LeetCode771. Jewels and Stones

版权声明：本文为博主原创文章，欢迎转载！转载请保留原博客地址。 https://blog.csdn.net/grllery/article/details/85767244

771. Jewels and Stones

You're given strings J representing the types of stones that are jewels, and S representing the stones you have.  Each character in S is a type of stone you have.  You want to know how many of the stones you have are also jewels.

The letters in J are guaranteed distinct, and all characters in J and S are letters. Letters are case sensitive, so "a" is considered a different type of stone from "A".

Example 1:

Input: J = "aA", S = "aAAbbbb"
Output: 3

Example 2:

Input: J = "z", S = "ZZ"
Output: 0

Note:

• S and J will consist of letters and have length at most 50.
• The characters in J are distinct.

---

 题目:计算字符串S中有多少个字符是在字符串J中出现过的.注意:字符串J中的字符均是不同的.

Solution1.对字符串J建立一个map或者set,然后依次判断S中的字符是否在J中.

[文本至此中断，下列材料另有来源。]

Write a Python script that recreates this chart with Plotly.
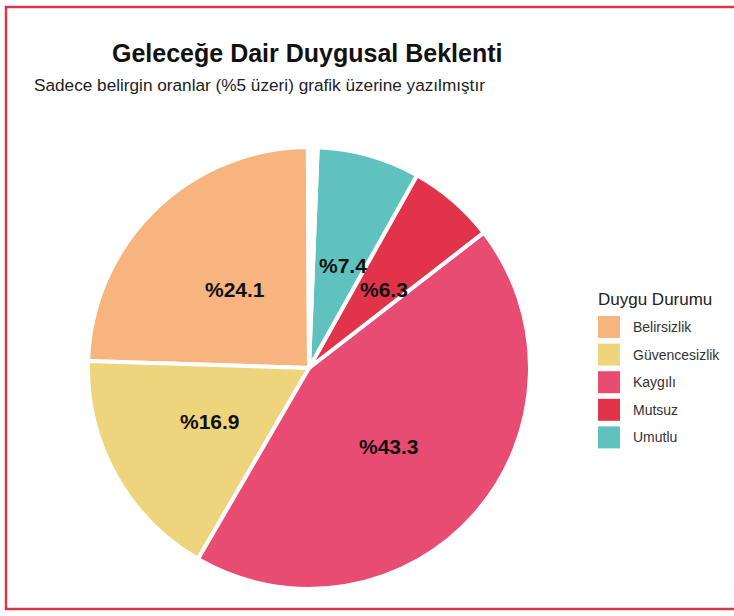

Solution2:因为S和J中的字符仅有大小写的英文字符,可利用ASCII码表,创建一个大小为128的数组char_num,先统计S中的每个字符出现的次数,然后对J中的每个字符,在数组char_num中查找其对应的值.

#include<unordered_map>
#include<iostream>
using namespace std;

class Solution {
public:
    int numJewelsInStones(string J, string S) {
        unordered_map<char, int> char_num;
        int res = 0;
        for(const auto &c : J){
            char_num[c] = 1;
        }
        
        //判断Stone中的每个元素是否在Jewels中
        for(const auto &c: S){
            auto iter = char_num.find(c);
            if(iter != char_num.end())
                res++;
        }
        return res;
    }
};

class Solution2 {
public:
    int numJewelsInStones(string J, string S) {
        int res = 0;
        //只有大小写字母,对应的ASCII码A:65,a:97.
        int char_num[128] = {0};
        for(const auto &c : S){
            char_num[c]++;
        }
        
        //对于Jewels中的每个元素,在Stone对应的char_num数组中查找
        for(const auto &c: J){
            res += char_num[c];
        }
        return res;
    }
};

int main(int argc, char const *argv[])
{
    Solution sln;
    cout << sln.numJewelsInStones("aA", "aAAbbbb") << endl;
    return 0;
}